Analyst reactions to Ashmore Group have been mixed, with modestly lower price targets reflecting lingering caution on flows and fee visibility, but also acknowledging improving fundamentals and resilient profitability. While the headline changes point to a slightly lower valuation framework, commentary suggests that the downside scenario is becoming more contained as the business adjusts to a slower growth environment.

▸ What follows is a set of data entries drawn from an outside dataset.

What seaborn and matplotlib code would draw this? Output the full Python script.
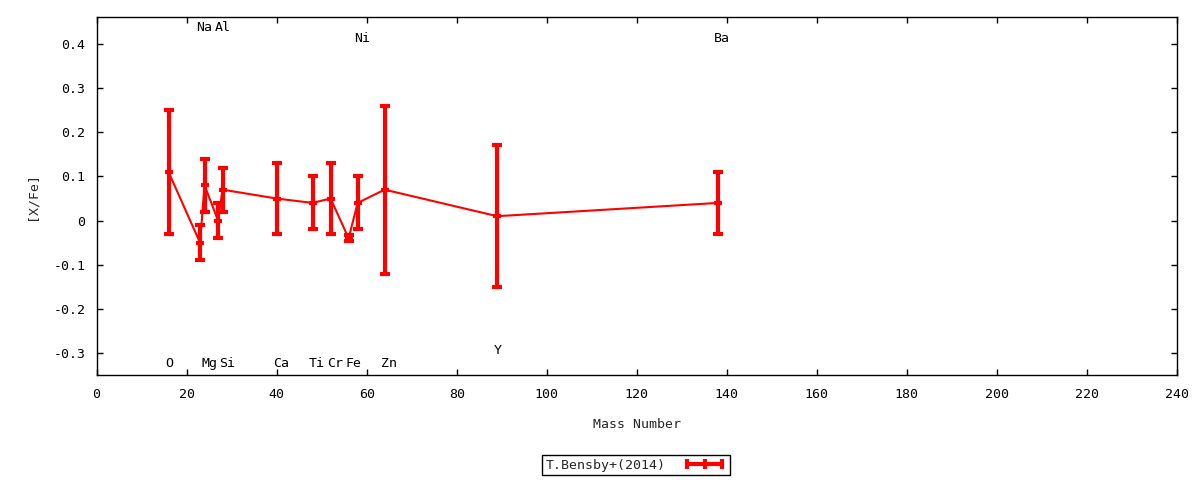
import matplotlib
matplotlib.use('Agg')
import matplotlib.pyplot as plt
import seaborn as sns
import pandas as pd
from matplotlib.lines import Line2D
from matplotlib.legend_handler import HandlerLine2D

# abundance pattern, T.Bensby+(2014)
elements = ['O', 'Na', 'Mg', 'Al', 'Si', 'Ca', 'Ti', 'Cr', 'Fe', 'Ni', 'Zn', 'Y', 'Ba']
mass_number = [16, 23, 24, 27, 28, 40, 48, 52, 56, 58, 64, 89, 138]
x_fe = [0.11, -0.05, 0.08, 0.00, 0.07, 0.05, 0.04, 0.05, -0.04, 0.04, 0.07, 0.01, 0.04]
x_fe_err = [0.14, 0.04, 0.06, 0.04, 0.05, 0.08, 0.06, 0.08, 0.007, 0.06, 0.19, 0.16, 0.07]
x_ticks = list(range(0, 241, 20))
y_ticks = [-0.3, -0.2, -0.1, 0, 0.1, 0.2, 0.3, 0.4]

# where each element name is written
label_y = [-0.323, 0.437, -0.323, 0.437, -0.323, -0.323, -0.323, -0.323,
           -0.323, 0.413, -0.323, -0.293, 0.413]

df = pd.DataFrame({'mass': mass_number, 'xfe': x_fe, 'err': x_fe_err})

sns.set_theme(style='ticks')
plt.rcParams['font.family'] = ['DejaVu Sans Mono']
plt.rcParams['font.size'] = 9.5

fig = plt.figure(figsize=(12, 4.8), dpi=100)
ax = fig.add_axes([96.5 / 1200, 1 - 375.3 / 480, (1177 - 96.5) / 1200, (375.3 - 17.3) / 480])

red = '#ff0000'
sns.lineplot(data=df, x='mass', y='xfe', ax=ax, color=red, linewidth=1.5,
             sort=True, estimator=None)
ax.errorbar(df['mass'], df['xfe'], yerr=df['err'], fmt='none', ecolor=red,
            elinewidth=3, capsize=3.3, capthick=3, zorder=3)
sns.scatterplot(data=df, x='mass', y='xfe', ax=ax, marker='_', s=40,
                color=red, linewidth=3, zorder=4)

for el, m, ly in zip(elements, mass_number, label_y):
    ax.annotate(el, (m, ly), xytext=(-2.5, 0), textcoords='offset points',
                ha='left', va='center', fontsize=9.5, color='black')

ax.set_xlim(0, 240)
ax.set_ylim(-0.35, 0.46)
ax.set_xticks(x_ticks)
ax.set_yticks(y_ticks)
ax.set_yticklabels(['%g' % v for v in y_ticks])
ax.tick_params(direction='in', length=4.5, width=1, top=True, right=True,
               labelsize=9.5, colors='black')
ax.tick_params(axis='x', pad=9)
ax.tick_params(axis='y', pad=8)
for s in ax.spines.values():
    s.set_color('black')
    s.set_linewidth(1)
ax.set_xlabel('Mass Number', fontsize=9.5, labelpad=12.5)
ax.set_ylabel('[X/Fe]', fontsize=9.5, labelpad=10.5)

handle = Line2D([0], [0], color=red, lw=3, marker='|', markersize=7, mew=3)
fig.legend([handle], ['T.Bensby+(2014)'], loc='center',
           bbox_to_anchor=(636 / 1200, 1 - 465 / 480), markerfirst=False,
           handler_map={handle: HandlerLine2D(numpoints=3)},
           frameon=True, fancybox=False, edgecolor='black', framealpha=1,
           fontsize=9.5, handlelength=3.3, borderpad=0.25, handletextpad=1.3,
           borderaxespad=0)

plt.savefig('out.png', dpi=100)
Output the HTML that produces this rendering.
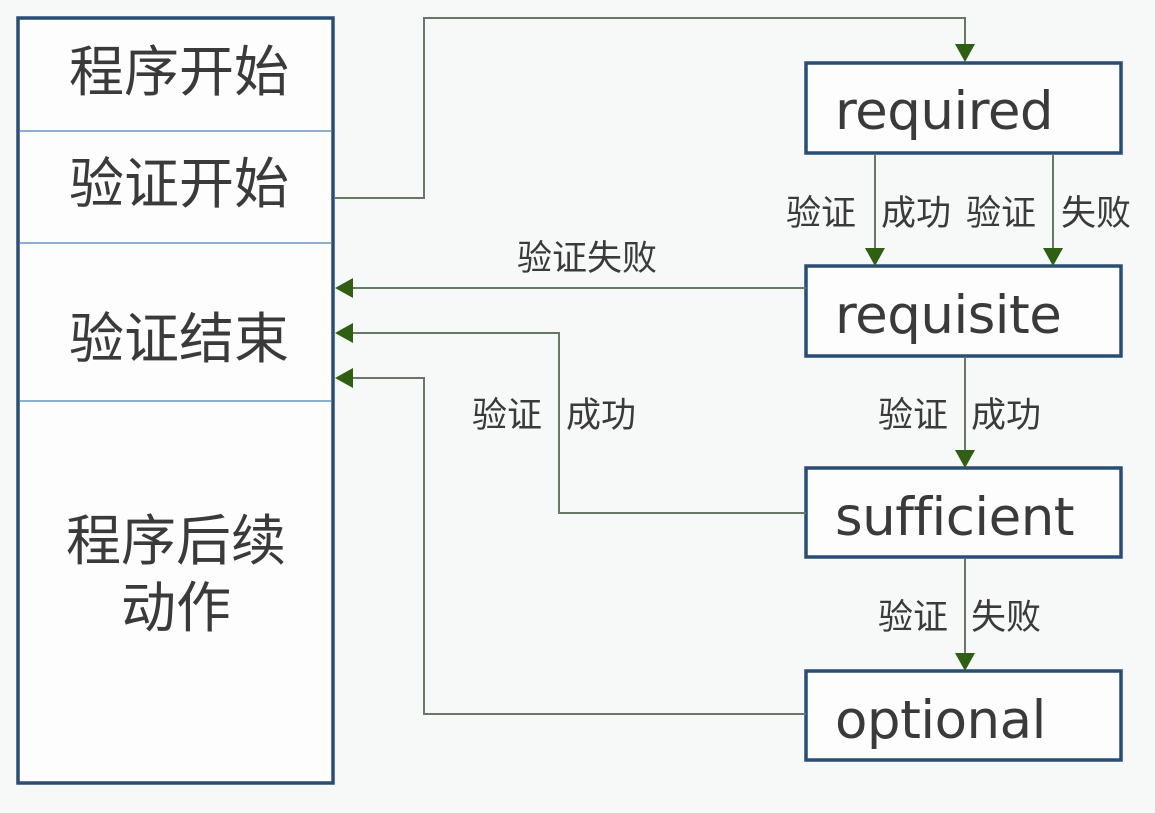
<!DOCTYPE html>
<html><head><meta charset="utf-8"><style>
body{margin:0;background:#f7f8f8;}
svg{display:block}
.cj{font-family:"Liberation Sans","Noto Sans CJK SC",sans-serif;fill:#3a3a3a}
</style></head><body>
<svg width="1155" height="813" xmlns="http://www.w3.org/2000/svg">
<g fill="#fdfdfd" stroke="#2a4d74" stroke-width="3.5">
<rect x="18" y="18" width="315" height="765"/>
<rect x="806" y="63" width="315" height="90"/>
<rect x="806" y="266" width="315" height="90"/>
<rect x="806" y="468" width="315" height="89"/>
<rect x="806" y="671" width="315" height="89"/>
</g>
<g stroke="#8bb0cf" stroke-width="2"><line x1="20" y1="131" x2="331" y2="131"/><line x1="20" y1="243" x2="331" y2="243"/><line x1="20" y1="401" x2="331" y2="401"/></g>
<g fill="none" stroke="#6b7766" stroke-width="2">
<polyline points="335,198 424,198 424,18 965,18 965,50"/>
<line x1="875" y1="154" x2="875" y2="254"/>
<line x1="1053" y1="154" x2="1053" y2="254"/>
<line x1="806" y1="288" x2="348" y2="288"/>
<line x1="965" y1="357" x2="965" y2="456"/>
<polyline points="806,513 559,513 559,333 348,333"/>
<line x1="965" y1="558" x2="965" y2="659"/>
<polyline points="806,714 424,714 424,378 348,378"/>
</g>
<g fill="#2f5f12">
<path d="M955,44 L975,44 L965,62Z"/>
<path d="M865,248 L885,248 L875,266Z"/>
<path d="M1043,248 L1063,248 L1053,266Z"/>
<path d="M955,450 L975,450 L965,468Z"/>
<path d="M955,653 L975,653 L965,671Z"/>
<path d="M353,278 L353,298 L335,288Z"/>
<path d="M353,323 L353,343 L335,333Z"/>
<path d="M353,368 L353,388 L335,378Z"/>
</g>
<g class="cj" font-size="55" text-anchor="middle">
<text x="179" y="91">程序开始</text>
<text x="179" y="203">验证开始</text>
<text x="179" y="358">验证结束</text>
<text x="176" y="560">程序后续</text>
<text x="176" y="627">动作</text>
</g>
<g class="cj" font-size="53" style="font-family:'DejaVu Sans','Liberation Sans',sans-serif" letter-spacing="-0.5">
<text x="835" y="129">required</text>
<text x="835" y="333">requisite</text>
<text x="835" y="535">sufficient</text>
<text x="835" y="738">optional</text>
</g>
<g class="cj" font-size="35">
<text x="786" y="225">验证</text><text x="881" y="225">成功</text>
<text x="966" y="225">验证</text><text x="1061" y="225">失败</text>
<text x="517" y="270">验证失败</text>
<text x="472" y="427">验证</text><text x="566" y="427">成功</text>
<text x="878" y="427">验证</text><text x="971" y="427">成功</text>
<text x="878" y="629">验证</text><text x="971" y="629">失败</text>
</g>
</svg>
</body></html>
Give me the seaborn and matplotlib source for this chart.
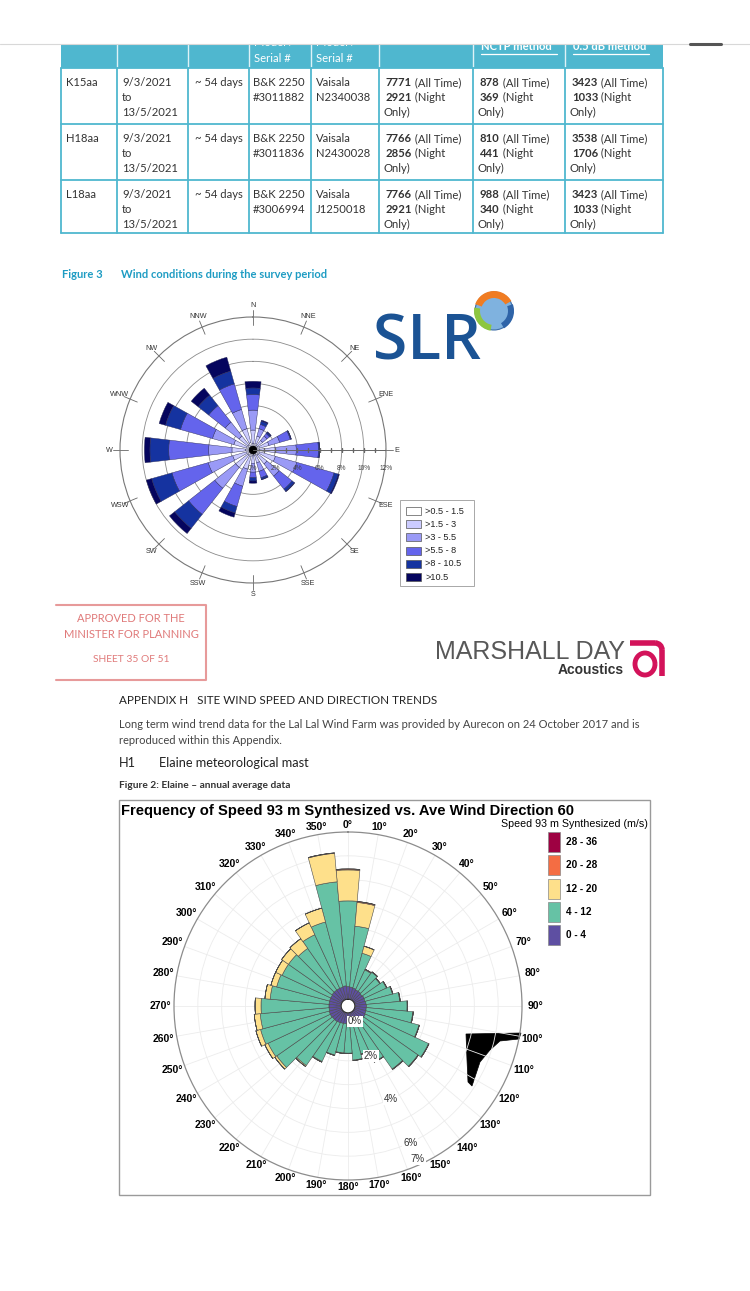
import numpy as np
import matplotlib
matplotlib.use("Agg")
import matplotlib.pyplot as plt
from matplotlib.patches import Rectangle, Circle, Wedge, Polygon, Arc
import seaborn as sns

sns.set_theme(style="white")
DOC = ["Lato", "DejaVu Sans"]
ARIAL = ["Liberation Sans", "DejaVu Sans"]
plt.rcParams["font.family"] = DOC

W, H = 750, 1291

# ---------------- table (survey summary) ----------------
sites = ["K15aa", "H18aa", "L18aa"]
dates = ["9/3/2021", "to", "13/5/2021"]
duration = "~ 54 days"
slm_model = "B&K 2250"
slm_serial = ["#3011882", "#3011836", "#3006994"]
wx_model = "Vaisala"
wx_serial = ["N2340038", "N2430028", "J1250018"]
total_all = [7771, 7766, 7766]
total_night = [2921, 2856, 2921]
nctp_all = [878, 810, 988]
nctp_night = [369, 441, 340]
db_all = [3423, 3538, 3423]
db_night = [1033, 1706, 1033]

# ---------------- Figure 3 wind rose (16 sectors, % of time) ----------------
slr_dirs = ["N", "NNE", "NE", "ENE", "E", "ESE", "SE", "SSE",
            "S", "SSW", "SW", "WSW", "W", "WNW", "NW", "NNW"]
slr_bins = [">0.5 - 1.5", ">1.5 - 3", ">3 - 5.5", ">5.5 - 8", ">8 - 10.5", ">10.5"]
slr_0p5_1p5 = [0.6, 0.6, 0.5, 0.6, 0.6, 0.6, 0.6, 0.5, 0.5, 0.6, 0.6, 0.6, 0.7, 0.6, 0.6, 0.7]
slr_1p5_3 = [1.2, 0.7, 0.6, 0.9, 1.4, 1.5, 1.0, 0.7, 0.7, 1.2, 1.4, 1.3, 1.2, 1.2, 1.0, 1.3]
slr_3_5p5 = [1.8, 0.7, 0.5, 1.0, 1.9, 2.0, 1.4, 0.8, 0.8, 1.6, 2.4, 2.3, 2.1, 2.0, 1.6, 1.8]
slr_5p5_8 = [1.4, 0.4, 0.3, 1.0, 2.0, 3.5, 1.5, 0.6, 0.5, 1.9, 3.0, 3.4, 3.6, 3.0, 1.9, 2.4]
slr_8_10p5 = [0.6, 0.3, 0.15, 0.08, 0.1, 0.4, 0.25, 0.15, 0.3, 0.6, 1.6, 1.9, 1.7, 1.4, 1.2, 1.2]
slr_10p5 = [0.6, 0.1, 0.05, 0.02, 0.0, 0.1, 0.05, 0.05, 0.2, 0.4, 0.6, 0.5, 0.5, 0.6, 0.8, 1.3]
slr_colors = ["#ffffff", "#ccccff", "#9a9af6", "#6464ec", "#1533a0", "#05055e"]

# ---------------- Elaine mast rose (36 sectors, % of time) ----------------
elaine_dirs = np.arange(0, 360, 10)
elaine_bins = ["0 - 4", "4 - 12", "12 - 20", "20 - 28", "28 - 36"]
elaine_0_4 = [0.52, 0.50, 0.48, 0.45, 0.45, 0.42, 0.45, 0.44, 0.46, 0.48, 0.47, 0.48,
              0.50, 0.50, 0.48, 0.46, 0.44, 0.45, 0.44, 0.45, 0.46, 0.48, 0.50, 0.50,
              0.52, 0.52, 0.50, 0.50, 0.50, 0.50, 0.50, 0.52, 0.52, 0.52, 0.52, 0.55]
elaine_4_12 = [3.59, 2.56, 1.51, 0.92, 0.98, 0.91, 1.03, 1.19, 1.42, 1.70, 1.96, 2.30,
               2.93, 2.78, 2.45, 1.82, 1.34, 1.53, 1.24, 1.23, 1.37, 1.79, 2.25, 2.85,
               2.88, 2.98, 2.90, 2.85, 2.48, 2.30, 2.25, 2.23, 2.13, 2.48, 2.83, 4.38]
elaine_12_20 = [1.30, 1.00, 0.30, 0.03, 0.02, 0.02, 0.02, 0.02, 0.02, 0.02, 0.02, 0.02,
                0.02, 0.02, 0.02, 0.02, 0.02, 0.02, 0.02, 0.02, 0.02, 0.03, 0.05, 0.10,
                0.15, 0.20, 0.25, 0.25, 0.22, 0.25, 0.30, 0.35, 0.50, 0.55, 0.60, 1.20]
elaine_20_28 = [0.04, 0.04, 0.01, 0, 0, 0, 0, 0, 0, 0, 0, 0,
                0, 0, 0, 0, 0, 0, 0, 0, 0, 0, 0, 0,
                0, 0, 0, 0, 0, 0, 0, 0, 0, 0, 0, 0.02]
elaine_28_36 = [0.0] * 36
elaine_colors = sns.color_palette(["#5e4fa2", "#66c2a5", "#fee08b", "#f46d43", "#9e0142"])

fig = plt.figure(figsize=(W / 100, H / 100), dpi=100)
page = fig.add_axes([0, 0, 1, 1])
page.set_xlim(0, W)
page.set_ylim(H, 0)
page.axis("off")


def put(x, y, s, size=8.1, color="#333333", weight="normal", ha="left", family=DOC, **kw):
    return page.text(x, y, s, fontsize=size, color=color, fontweight=weight, ha=ha,
                     va="center", family=family, **kw)


def num_text(x, y, num, rest):
    t = put(x, y, str(num), weight="bold")
    page.annotate(rest, xy=(1, 0.5), xycoords=t, va="center", ha="left",
                  fontsize=8.1, color="#333333", family=DOC)


# ---- table
teal = "#4fb7cf"
col_x = [61, 117, 188, 249, 311, 379, 473, 565, 663]
row_top = [68, 124, 180, 233]
page.add_patch(Rectangle((col_x[0], 40), col_x[-1] - col_x[0], 28, color=teal, lw=0))
for x in col_x[1:-1]:
    page.plot([x, x], [40, 68], color="#dff2f7", lw=1)
for x in col_x:
    page.plot([x, x], [68, 233], color=teal, lw=1.3)
for y in row_top:
    page.plot([col_x[0], col_x[-1]], [y, y], color=teal, lw=1.3)
for c in (3, 4):
    put(col_x[c] + 5, 42, "Model /", color="white")
    put(col_x[c] + 5, 58, "Serial #", color="white")
for c, s in ((6, "NCTP method"), (7, "0.5 dB method")):
    put(col_x[c] + 8, 47, s, color="white", weight="bold")
    page.plot([col_x[c] + 8, col_x[c] + 84], [54, 54], color="white", lw=0.9)
page.add_patch(Rectangle((0, 0), W, 44, color="white", lw=0, zorder=5))
page.plot([0, W], [44, 44], color="#d8d8d8", lw=0.8, zorder=6)
page.plot([690, 721], [44, 44], color="#555555", lw=2.2, zorder=6, solid_capstyle="round")

dy = 14.5
for i in range(3):
    y0 = row_top[i] + 15
    put(col_x[0] + 5, y0, sites[i])
    for k, s in enumerate(dates):
        put(col_x[1] + 5, y0 + k * dy, s)
    put(col_x[2] + 7, y0, duration)
    put(col_x[3] + 4, y0, slm_model)
    put(col_x[3] + 4, y0 + dy, slm_serial[i])
    put(col_x[4] + 5, y0, wx_model)
    put(col_x[4] + 5, y0 + dy, wx_serial[i])
    for c, (a, n) in enumerate([(total_all, total_night), (nctp_all, nctp_night),
                                (db_all, db_night)]):
        x = col_x[5 + c] + 7
        num_text(x, y0, a[i], " (All Time)")
        num_text(x, y0 + dy, n[i], " (Night")
        put(x - 2, y0 + 2 * dy, "Only)")

put(62, 274, "Figure 3", size=8, color="#1e9cc3", weight="bold")
put(121, 274, "Wind conditions during the survey period", size=8, color="#1e9cc3", weight="bold")

# ---- SLR wind rose
c1x, c1y, R1 = 253, 450, 133
ax1 = fig.add_axes([(c1x - R1) / W, 1 - (c1y + R1) / H, 2 * R1 / W, 2 * R1 / H],
                   projection="polar")
ax1.set_theta_zero_location("N")
ax1.set_theta_direction(-1)
ax1.set_facecolor("none")
theta1 = np.deg2rad(np.arange(16) * 22.5)
base = np.zeros(16)
for vals, col in zip([slr_0p5_1p5, slr_1p5_3, slr_3_5p5, slr_5p5_8, slr_8_10p5, slr_10p5],
                     slr_colors):
    ax1.bar(theta1, vals, width=np.deg2rad(13.5), bottom=base, color=col,
            edgecolor="#2a2a55", linewidth=0.3, zorder=3)
    base = base + np.array(vals)
ax1.set_ylim(0, 12)
ax1.set_yticks([2, 4, 6, 8, 10])
ax1.set_yticklabels([])
ax1.set_xticks([])
ax1.yaxis.grid(True, color="#8a8a8a", lw=0.6)
ax1.set_axisbelow(True)
ax1.spines["polar"].set_color("#777777")
ax1.spines["polar"].set_linewidth(0.8)
for t in np.linspace(0, 2 * np.pi, 64, endpoint=False):
    ax1.plot([t, t], [0, 0.35], color="black", lw=0.5, zorder=4)
for t, name in zip(theta1, slr_dirs):
    ax1.plot([t, t], [11.3, 12.6], color="#666666", lw=0.6, clip_on=False)
    ax1.text(t, 13.0, name, ha="center", va="center", fontsize=5.2, color="#333333",
             family=ARIAL, clip_on=False)
ax1.plot([np.pi / 2, np.pi / 2], [0, 12], color="#666666", lw=0.7, zorder=4)
ax1.plot(np.full(12, np.pi / 2), np.arange(1, 13), ls="none", marker="|", ms=3,
         color="#666666", zorder=4)
for r in range(0, 13, 2):
    ax1.annotate(f"{r}%", xy=(np.pi / 2, r), xytext=(0, -13), textcoords="offset points",
                 ha="center", va="center", fontsize=4.8, color="#444444", family=ARIAL,
                 zorder=5)

# legend for SLR rose
page.add_patch(Rectangle((400, 500), 74, 86, fc="white", ec="#9a9a9a", lw=0.6))
for k, (lab, col) in enumerate(zip(slr_bins, slr_colors)):
    yy = 511 + 13.2 * k
    page.add_patch(Rectangle((406, yy - 4), 15, 8, fc=col, ec="#555555", lw=0.5))
    put(425, yy, lab, size=6.6, color="#222222", family=ARIAL)

# SLR logo
put(373, 343, "SLR", size=45, color="#1b5394", weight="semibold",
    family=["Open Sans", "DejaVu Sans"])
page.add_patch(Circle((494, 311), 19, fc="#7fb2df", ec="#3f6fa8", lw=0.8))
page.add_patch(Wedge((494, 311), 20, 200, 330, width=7, fc="#f07c22", lw=0))
page.add_patch(Wedge((494, 311), 20, 100, 190, width=6, fc="#8dc640", lw=0))
page.add_patch(Wedge((494, 311), 20, 340, 60, width=6, fc="#2f64a8", lw=0))

# approval stamp
stamp = "#e07a7a"
page.plot([56, 206, 206, 56], [605, 605, 680, 680], color="#e79a9a", lw=1.5)
put(131, 619, "APPROVED FOR THE", size=8, color=stamp, ha="center")
put(131, 634, "MINISTER FOR PLANNING", size=8, color=stamp, ha="center")
put(131, 659, "SHEET 35 OF 51", size=7.4, color=stamp, ha="center")

# Marshall Day logo
put(625, 652, "MARSHALL DAY", size=18, color="#585858", ha="right", family=ARIAL)
put(624, 670, "Acoustics", size=10, color="#333333", ha="right", weight="bold", family=ARIAL)
mag = "#d3135a"
page.plot([630, 655], [643, 643], color=mag, lw=4, solid_capstyle="butt")
page.add_patch(Arc((655, 650), 14, 14, theta1=270, theta2=360, color=mag, lw=4))
page.plot([662, 662], [650, 676], color=mag, lw=4, solid_capstyle="butt")
page.add_patch(Arc((645, 664), 20, 22, color=mag, lw=3.5))

# appendix text
put(119, 701, "APPENDIX H   SITE WIND SPEED AND DIRECTION TRENDS", size=8.4, color="#222222")
put(119, 724, "Long term wind trend data for the Lal Lal Wind Farm was provided by Aurecon "
    "on 24 October 2017 and is", size=8.0, color="#444444")
put(119, 741, "reproduced within this Appendix.", size=8.0, color="#444444")
put(119, 763, "H1", size=9.2, color="#222222")
put(159, 763, "Elaine meteorological mast", size=9.2, color="#222222")
put(119, 786, "Figure 2: Elaine \u2013 annual average data", size=7.3, color="#333333",
    weight="bold")

# ---- Elaine chart
page.add_patch(Rectangle((119, 800), 531, 395, fc="white", ec="#9a9a9a", lw=1))
put(121, 811, "Frequency of Speed 93 m Synthesized vs. Ave Wind Direction 60", size=10.6,
    color="black", weight="bold", family=ARIAL)

c2x, c2y, R2 = 348, 1006, 174
ax2 = fig.add_axes([(c2x - R2) / W, 1 - (c2y + R2) / H, 2 * R2 / W, 2 * R2 / H],
                   projection="polar")
ax2.set_theta_zero_location("N")
ax2.set_theta_direction(-1)
ax2.set_facecolor("none")
theta2 = np.deg2rad(elaine_dirs)
base = np.zeros(36)
for vals, col in zip([elaine_0_4, elaine_4_12, elaine_12_20, elaine_20_28, elaine_28_36],
                     elaine_colors):
    ax2.bar(theta2, vals, width=np.deg2rad(10), bottom=base, color=col,
            edgecolor="#4a4a4a", linewidth=0.4, zorder=3)
    base = base + np.array(vals)
ax2.set_ylim(0, 7)
ax2.set_rorigin(-0.3)
ax2.set_yticks([1, 2, 3, 4, 5, 6])
ax2.set_yticklabels([])
ax2.set_xticks(theta2)
ax2.set_xticklabels([])
ax2.grid(True, color="#ececec", lw=0.6)
ax2.set_axisbelow(True)
ax2.spines["polar"].set_color("#8c8c8c")
ax2.spines["polar"].set_linewidth(0.9)
for t, d in zip(theta2, elaine_dirs):
    ax2.text(t, 7.29 + 0.27 * abs(np.sin(t)), f"{d}\u00b0", ha="center", va="center",
             fontsize=7.5, fontweight="bold", color="black", family=ARIAL, clip_on=False)
for r in [0, 2, 4, 6, 7]:
    ax2.text(np.deg2rad(155.5), min(max(r, 0.41), 6.75), f"{r}%", ha="center", va="center",
             fontsize=7, color="#333333", family=ARIAL, zorder=6,
             bbox=dict(fc="white", ec="none", pad=0.6))

# scanning artefact near 105 degrees
page.add_patch(Polygon([(466, 1034), (521, 1033), (519, 1039), (500, 1041), (490, 1050),
                        (480, 1062), (472, 1086), (468, 1082), (467, 1060)],
                       fc="black", ec="black", lw=0.5, zorder=6))

# legend for Elaine chart
put(648, 824, "Speed 93 m Synthesized (m/s)", size=7.7, color="black", ha="right",
    family=ARIAL)
for k, (lab, col) in enumerate(zip(elaine_bins[::-1], elaine_colors[::-1])):
    yy = 842 + 23.3 * k
    page.add_patch(Rectangle((548, yy - 10), 12, 20, fc=col, ec="#888888", lw=0.5))
    put(566, yy, lab, size=7.2, color="black", weight="bold", family=ARIAL)

fig.savefig("out.png", dpi=100)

Some analysts highlight that, even with trimmed targets, the stock screens as reasonably valued versus its historical averages and select asset management peers, particularly if emerging market risk sentiment stabilizes. In this context, the latest updates are being interpreted less as a fundamental downgrade and more as a recalibration of return expectations to reflect higher discount rates and macro uncertainty.

Bullish Takeaways

  • Bullish analysts emphasize that, despite the lower price objectives, the revised targets still imply upside from current trading levels. This suggests that the market is already discounting much of the near term earnings pressure.
  • Positive commentary points to Ashmore Group's improving profitability profile, arguing that cost discipline and operational leverage can support margin resilience. This, in turn, underpins a more constructive view on medium term earnings power.
  • Supportive views also cite the potential for a recovery in emerging market asset flows over time, noting that even a modest rebound in risk appetite could drive better revenue growth than currently embedded in conservative valuation multiples.
  • From a valuation perspective, bullish analysts argue that the shares offer an attractive risk reward balance, with limited further downside to multiples if execution on costs and capital returns remains consistent with recent trends.

Valuation Changes

  • Fair Value: risen slightly to £2.23 from £2.21, indicating a marginally higher intrinsic value despite more cautious assumptions.
  • Discount Rate: increased modestly to 8.37 percent from 8.21 percent, reflecting a higher required return and elevated macro risk premia.
  • Revenue Growth: reduced to 7.45 percent from 8.29 percent, signalling a more conservative outlook on top line expansion.
  • Net Profit Margin: improved meaningfully to 43.64 percent from 36.29 percent, incorporating expectations of stronger cost discipline and operating leverage.
  • Future P/E: compressed to 23.6x from 27.3x, implying a lower valuation multiple being applied to forward earnings.